The Cost of Dating And Prom: A Friday Chat

It’s polite to blur out your date’s face when you’re posting Prom pics to The Billfold. Also, that dress totally looks like Tina Fey’s.

Ester: Hello!

Nicole: Hi! It’s Friday once again!

Ester: It sure is, and I have to ask the question that’s on everyone’s mind: have you indeed met any young men through those classes and events?

Nicole: Well, which definition of “met” are we talking about here? If it’s the one that means “trumpets sounded and true love was announced,” no. If it was the one that means “well, maybe we agreed to go out sometime,” still no. If it means “hey, I talked to some people that I probably wouldn’t have talked to if I had stayed indoors, but the conversation was completely platonic and mostly about ‘Game of Thrones,’” absolutely.

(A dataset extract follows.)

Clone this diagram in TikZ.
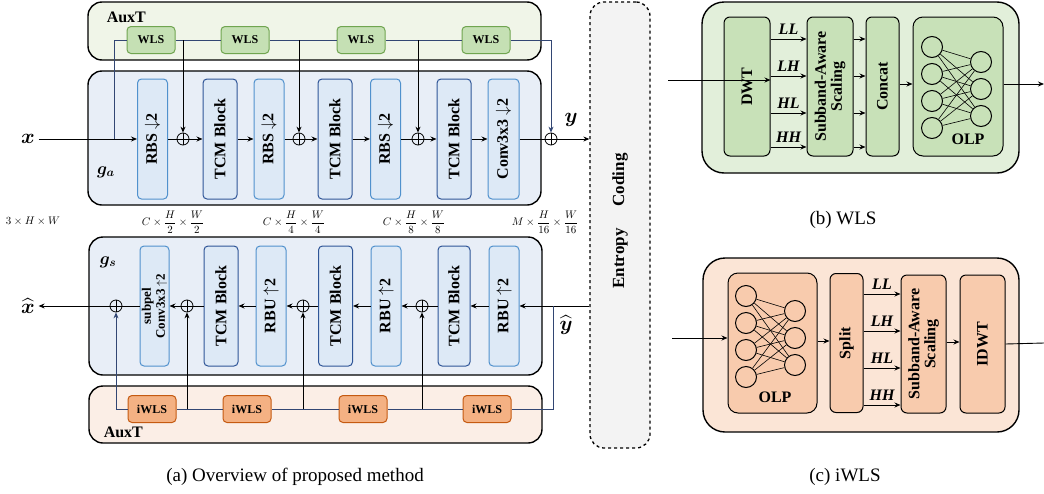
\documentclass[tikz,border=0pt]{standalone}
\usepackage{amsmath}
\usepackage{fontspec}
\setmainfont{Liberation Serif}
\usetikzlibrary{arrows.meta,calc}
\definecolor{auxg}{RGB}{240,245,232}
\definecolor{wlsfill}{RGB}{197,224,180}
\definecolor{wlsdraw}{RGB}{112,165,80}
\definecolor{gafill}{RGB}{232,238,247}
\definecolor{blockfill}{RGB}{221,233,246}
\definecolor{blueL}{RGB}{80,145,205}
\definecolor{blueD}{RGB}{47,85,151}
\definecolor{auxo}{RGB}{251,238,230}
\definecolor{iwfill}{RGB}{244,177,131}
\definecolor{iwdraw}{RGB}{197,90,17}
\definecolor{pgfill}{RGB}{226,239,218}
\definecolor{pginner}{RGB}{200,225,184}
\definecolor{pofill}{RGB}{251,229,214}
\definecolor{poinner}{RGB}{248,203,173}
\definecolor{entfill}{RGB}{243,243,243}
\definecolor{navyline}{RGB}{50,70,115}
\begin{document}
\begin{tikzpicture}[x=1pt,y=-1pt,line width=0.9pt,
  arr/.style={-{Stealth[length=6pt,width=5pt]}},
  nv/.style={draw=navyline},
  outerbox/.style={draw=black,line width=1.4pt,rounded corners=14pt,inner sep=0pt},
  blk/.style={fill=blockfill,line width=1pt,rounded corners=4pt,rotate=90,minimum width=120pt,inner sep=0pt,font=\fontsize{16}{18}\selectfont\bfseries,align=center},
  blkL/.style={blk,draw=blueL},
  blkD/.style={blk,draw=blueD},
  wlsbox/.style={draw=wlsdraw,fill=wlsfill,line width=1pt,rounded corners=4pt,minimum width=48pt,minimum height=27pt,inner sep=0pt,font=\fontsize{12}{14}\selectfont\bfseries},
  iwlsbox/.style={draw=iwdraw,fill=iwfill,line width=1pt,rounded corners=4pt,minimum width=48pt,minimum height=27pt,inner sep=0pt,font=\fontsize{12}{14}\selectfont\bfseries},
  oplus/.style={circle,draw=black,line width=0.8pt,minimum size=12pt,inner sep=0pt,
    path picture={\draw[line width=0.8pt] (path picture bounding box.north)--(path picture bounding box.south) (path picture bounding box.west)--(path picture bounding box.east);}},
  pbox/.style={draw=black,line width=1pt,rounded corners=6pt,rotate=90,minimum width=139pt,inner sep=0pt,font=\fontsize{16}{18}\selectfont\bfseries,align=center},
  neuron/.style={circle,draw=black,line width=1pt,minimum size=21pt,inner sep=0pt},
  lbl/.style={font=\fontsize{16}{18}\selectfont\bfseries},
  subl/.style={font=\fontsize{16}{18}\selectfont\bfseries\itshape},
  dimlbl/.style={font=\fontsize{11}{13}\selectfont},
  captxt/.style={font=\fontsize{19}{21}\selectfont},
  bigm/.style={font=\fontsize{22}{24}\selectfont}
]
\useasboundingbox (0,0) rectangle (1044,493);

% ---------- containers ----------
\node[outerbox,fill=auxg,minimum width=453pt,minimum height=58pt] (auxa) at (314.5,31) {};
\node[outerbox,fill=gafill,minimum width=453pt,minimum height=134pt] (ga) at (314.5,138) {};
\node[outerbox,fill=gafill,minimum width=453pt,minimum height=138pt] (gs) at (315.5,306) {};
\node[outerbox,fill=auxo,minimum width=453pt,minimum height=57pt] (auxs) at (315.5,414.5) {};
\node[draw=black,dashed,line width=1.3pt,fill=entfill,rounded corners=14pt,minimum width=60pt,minimum height=446pt,inner sep=0pt] (ent) at (620,225) {};
\node[rotate=90,font=\fontsize{17}{19}\selectfont\bfseries] (entt) at (620,221) {Entropy\hspace{22pt}Coding};

\node[lbl,anchor=west] (auxal) at (103,17) {AuxT};
\node[lbl,anchor=west] (auxsl) at (100,432) {AuxT};
\node[font=\fontsize{18}{20}\selectfont] (gal) at (106,172) {$\boldsymbol{g_a}$};
\node[font=\fontsize{18}{20}\selectfont] (gsl) at (108,262) {$\boldsymbol{g_s}$};

% ---------- g_a ----------
\node[blkL,minimum height=30pt] (rbs1) at (152.5,139) {RBS $\downarrow$2};
\node[blkD,minimum height=34pt] (tcm1) at (220,139) {TCM Block};
\node[blkL,minimum height=30pt] (rbs2) at (269,139) {RBS $\downarrow$2};
\node[blkD,minimum height=34pt] (tcm2) at (335,139) {TCM Block};
\node[blkL,minimum height=30pt] (rbs3) at (385.5,139) {RBS $\downarrow$2};
\node[blkD,minimum height=34pt] (tcm3) at (454,139) {TCM Block};
\node[blkL,minimum height=31pt] (conv) at (503.5,139) {Conv3x3 $\downarrow$2};
\node[oplus] (o1) at (183,139) {};
\node[oplus] (o2) at (299,139) {};
\node[oplus] (o3) at (418,139) {};
\node[oplus] (o4) at (551,139) {};

\node[wlsbox] (wls1) at (151,40) {WLS};
\node[wlsbox] (wls2) at (245,40) {WLS};
\node[wlsbox] (wls3) at (361,40) {WLS};
\node[wlsbox] (wls4) at (486,40) {WLS};

\node[bigm] (xin) at (28,139) {$\boldsymbol{x}$};
\coordinate (bx) at (114,139);
\draw[arr] (xin) -- (rbs1);
\draw[nv] (bx) |- (wls1);
\draw (rbs1) -- (o1);
\draw[arr] (o1) -- (tcm1);
\draw[arr] (tcm1) -- (rbs2);
\draw (rbs2) -- (o2);
\draw[arr] (o2) -- (tcm2);
\draw[arr] (tcm2) -- (rbs3);
\draw (rbs3) -- (o3);
\draw[arr] (o3) -- (tcm3);
\draw[arr] (tcm3) -- (conv);
\draw (conv) -- (o4);
\draw[arr] (o4) -- (o4 -| ent.west);
\draw[nv] (wls1) -- (wls2);
\draw[nv] (wls2) -- (wls3);
\draw[nv] (wls3) -- (wls4);
\draw[arr] (wls1.east -| o1) -- (o1);
\draw[arr] (wls2.east -| o2) -- (o2);
\draw[arr] (wls3.east -| o3) -- (o3);
\draw[nv,arr] (wls4) -| (o4);
\node[bigm] (ylab) at (571,120) {$\boldsymbol{y}$};

% ---------- dimensions ----------
\node[dimlbl] (d0) at (33,221) {$3\times H\times W$};
\node[dimlbl] (d1) at (173,222) {$C\times\dfrac{H}{2}\times\dfrac{W}{2}$};
\node[dimlbl] (d2) at (294,222) {$C\times\dfrac{H}{4}\times\dfrac{W}{4}$};
\node[dimlbl] (d3) at (414,222) {$C\times\dfrac{H}{8}\times\dfrac{W}{8}$};
\node[dimlbl] (d4) at (545,222) {$M\times\dfrac{H}{16}\times\dfrac{W}{16}$};

% ---------- g_s ----------
\node[blkL,minimum height=29pt,font=\fontsize{13}{14}\selectfont\bfseries] (subc) at (154.5,306) {subpel\\Conv3x3 $\uparrow$2};
\node[blkD,minimum height=34pt] (tcm4) at (221,306) {TCM Block};
\node[blkL,minimum height=30pt] (rbu1) at (271,306) {RBU $\uparrow$2};
\node[blkD,minimum height=34pt] (tcm5) at (335.5,306) {TCM Block};
\node[blkL,minimum height=30pt] (rbu2) at (386,306) {RBU $\uparrow$2};
\node[blkD,minimum height=32pt] (tcm6) at (454,306) {TCM Block};
\node[blkL,minimum height=30pt] (rbu3) at (504,306) {RBU $\uparrow$2};
\node[oplus] (o5) at (116,306) {};
\node[oplus] (o6) at (187,306) {};
\node[oplus] (o7) at (303,306) {};
\node[oplus] (o8) at (422,306) {};

\node[iwlsbox] (iw1) at (152,409) {iWLS};
\node[iwlsbox] (iw2) at (247,409) {iWLS};
\node[iwlsbox] (iw3) at (363,409) {iWLS};
\node[iwlsbox] (iw4) at (487,409) {iWLS};

\node[bigm] (xhat) at (28,306) {$\widehat{\boldsymbol{x}}$};
\node[bigm] (yhat) at (566,325) {$\widehat{\boldsymbol{y}}$};
\coordinate (bs) at (553,306);
\draw[arr] (ent.west |- rbu3) -- (rbu3);
\draw[nv] (bs) |- (iw4);
\draw[arr] (rbu3) -- (tcm6);
\draw (tcm6) -- (o8);
\draw[arr] (o8) -- (rbu2);
\draw[arr] (rbu2) -- (tcm5);
\draw (tcm5) -- (o7);
\draw[arr] (o7) -- (rbu1);
\draw[arr] (rbu1) -- (tcm4);
\draw (tcm4) -- (o6);
\draw[arr] (o6) -- (subc);
\draw (subc) -- (o5);
\draw[arr] (o5) -- (xhat);
\draw[nv] (iw4) -- (iw3);
\draw[nv] (iw3) -- (iw2);
\draw[nv] (iw2) -- (iw1);
\draw[arr] (iw4.west -| o8) -- (o8);
\draw[arr] (iw3.west -| o7) -- (o7);
\draw[arr] (iw2.west -| o6) -- (o6);
\draw[nv,arr] (iw1) -| (o5);

% ---------- (b) WLS ----------
\node[outerbox,fill=pgfill,rounded corners=22pt,minimum width=317pt,minimum height=171pt] (wpanel) at (860.5,87.5) {};
\node[pbox,fill=pginner,minimum height=46pt] (dwt) at (747,86.5) {DWT};
\node[pbox,fill=pginner,minimum height=46pt] (sas) at (830,86.5) {Subband-Aware\\[-2pt]Scaling};
\node[pbox,fill=pginner,minimum height=33pt] (concat) at (882.5,86.5) {Concat};
\node[draw=black,line width=1pt,rounded corners=10pt,fill=pginner,minimum width=90pt,minimum height=139pt,inner sep=0pt] (olpb) at (958,86.5) {};
\coordinate (win) at (668,80);
\coordinate (wout) at (1044,84);
\draw[arr] (win) -- (win -| dwt.south);
\foreach \s/\t in {47.5/LL,10.5/LH,-26.5/HL,-60.5/HH}{
  \draw[arr] ([yshift=\s pt]dwt.south) -- node[above=1pt,subl]{\t} ([yshift=\s pt]sas.north);
  \draw[arr] ([yshift=\s pt]sas.south) -- ([yshift=\s pt]concat.north);
}
\draw[arr] ([yshift=2.5pt]concat.south) -- ([yshift=2.5pt]olpb.west);
\draw[arr] ([yshift=2.5pt]olpb.east) -- (wout);
\node[neuron] (bn1) at (932,47) {};
\node[neuron] (bn2) at (932,74) {};
\node[neuron] (bn3) at (932,101) {};
\node[neuron] (bn4) at (932,128) {};
\node[neuron] (bm1) at (981,62) {};
\node[neuron] (bm2) at (981,89) {};
\node[neuron] (bm3) at (981,116) {};
\foreach \i in {1,...,4}{\foreach \j in {1,2,3}{\draw[line width=0.6pt] (bn\i) -- (bm\j);}}
\node[lbl] (olpbt) at (968,139) {OLP};
\node[captxt] (capb) at (843,220) {(b) WLS};

% ---------- (c) iWLS ----------
\node[outerbox,fill=pofill,rounded corners=22pt,minimum width=316pt,minimum height=174pt] (ipanel) at (861,345) {};
\node[draw=black,line width=1pt,rounded corners=10pt,fill=poinner,minimum width=89pt,minimum height=140pt,inner sep=0pt] (olpc) at (772.5,343) {};
\node[pbox,fill=poinner,minimum height=33pt] (split) at (846.5,343) {Split};
\node[pbox,fill=poinner,minimum height=45pt,minimum width=138pt] (sas2) at (923.5,344) {Subband-Aware\\[-2pt]Scaling};
\node[pbox,fill=poinner,minimum height=45pt,minimum width=138pt] (idwt) at (982.5,344) {IDWT};
\coordinate (iin) at (672,338);
\coordinate (iout) at (1044,343);
\draw[arr] (iin) -- (iin -| olpc.west);
\draw[arr] ([yshift=2pt]olpc.east) -- ([yshift=2pt]split.north);
\foreach \s/\t in {49/LL,12/LH,-25/HL,-62/HH}{
  \draw[arr] ([yshift=\s pt]split.south) -- node[above=1pt,subl]{\t} ([yshift=\s pt]split.south -| sas2.north);
}
\draw[arr] ([yshift=2pt]sas2.south) -- ([yshift=2pt]idwt.north);
\draw (idwt.south) -- (iout);
\node[neuron] (cn1) at (746,296) {};
\node[neuron] (cn2) at (746,323) {};
\node[neuron] (cn3) at (746,350) {};
\node[neuron] (cn4) at (746,377) {};
\node[neuron] (cm1) at (795,311) {};
\node[neuron] (cm2) at (795,338) {};
\node[neuron] (cm3) at (795,365) {};
\foreach \i in {1,...,4}{\foreach \j in {1,2,3}{\draw[line width=0.6pt] (cn\i) -- (cm\j);}}
\node[lbl] (olpct) at (775,397) {OLP};
\node[captxt] (capc) at (845,477) {(c) iWLS};

\node[captxt] (capa) at (295,477) {(a) Overview of proposed method};
\end{tikzpicture}
\end{document}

Ester: Hee! Yeah, that sounds great. I realized relatively recently — when Ben and I went on one of the two dates we’ve managed to have in 2015 — that I’ve inadvertently saved lots of money by meeting a guy and getting married young. And he’s saved so much money too, since a straight guy is more often on the hook for impressing his young lady of choice and buying her stuff. We were playing ping pong at a crappy bar on Flatbush and I was like, “Yeah, you wouldn’t be able to get away with taking a date here ’til date three or four at least, right? You’d have to buy some fancier dinners first.” That adds up.

Nicole: The unspoken dating rule — I mean, it’s pretty clearly spoken on “how to do OKCupid” sites — is that the first few dates should always be low-cost, though. Coffee, one drink, maybe a cookie. Because online dating is about volume: you are supposed to meet as many people as possible in order to figure out if any of these people merit a second date.

Ester: And that flies, in Seattle? In “Sex and the City” they were always going out to real places with tablecloths and stuff.

Nicole: Oh, absolutely. You can always tell who just joined the site because they will ask you out to dinner right away. And you can tell who’s been there for six months or more because they’re all “what if we spent 20 minutes together at a Starbucks to see if there are any sparks?”

Ester: Makes much more sense. OK, well, now that we’ve gotten that out of the way, let’s talk about prom costs! Did you go to prom more than one year? And how much do you spend on it, do you think?

Nicole: I went to four proms. Also, I literally snickered at that. Aloud. I was a “sophomore server” at one of the proms, which is exactly what it sounds like — I served food to upperclassmen, and now I feel weird writing upperclassMEN, do we call them something else now? — but I did the dress and hair and everything for three other proms.

I don’t remember how much it cost, but I’m guessing under $200 per prom. Also, my parents paid for everything.

How about you?

Ester: Four proms! Wow, that’s stamina. I only went to two. The first one, junior year, this guy asked me during French class. He turned around in his chair, with everyone listening, and said, “So, Bernadette, prom?” The teacher was prompting me, “Bernadette, oui?”

Nicole: Wait, he didn’t ask in French, though? He lost the opportunity to show your potential intimacy by tutoyer-ing you?

Ester: Maybe he intended to and he lost his nerve. I did admire the gesture anyway and said sure, almost definitely not in French. We basically went as friends, though. I don’t remember whether he paid for dinner or the ticket or anything; neither was expensive. My school only charged as much as the year, so in 1999 a prom ticket was $19.99. And we went as part of a group to a kind of pop up restaurant in the basement of a JCC because it was one of the few places we could find a kosher meal. Not very memorable.

Also I wore this insane black velvet Oscar De La Renta dress with huge puffed beaded sleeves that I found in a resale boutique / consignment shop. Everyone else was wearing reasonable, normal teenage dresses and I was in this elaborate thing. My poor date.

Nicole: Puffed sleeves! Were you entertaining Gilbert Blythe fantasies? (RIP Jonathan Crombie.)

Ester: Yeah I can’t explain it. I looked like something out of Beetlejuice. On the other hand, I always did like Tim Burton movies …

But so yeah, bottom line, prom was not super expensive for either my date or me. No fancy after-parties either: we hung out at a house-party with the cool kids for a bit and then went to a much calmer, smaller thing for nerds where we could hang out and fall asleep.

Nicole: Our school literally locked us in a restaurant until 5 a.m. I am not kidding. They set it up as a fake casino atmosphere, and we could win prizes — my date and I won a Nintendo 64 one year — but we also couldn’t leave. One year I was so tired and I just wanted to go home, and they were all “Nope.” There was some elaborate way we could get parental permission to walk home, but I didn’t want to call my parents and wake them up.

Ester: You did this four times??

Nicole: Hey, prom is a four-in-a-lifetime experience! Gotta make the most of it!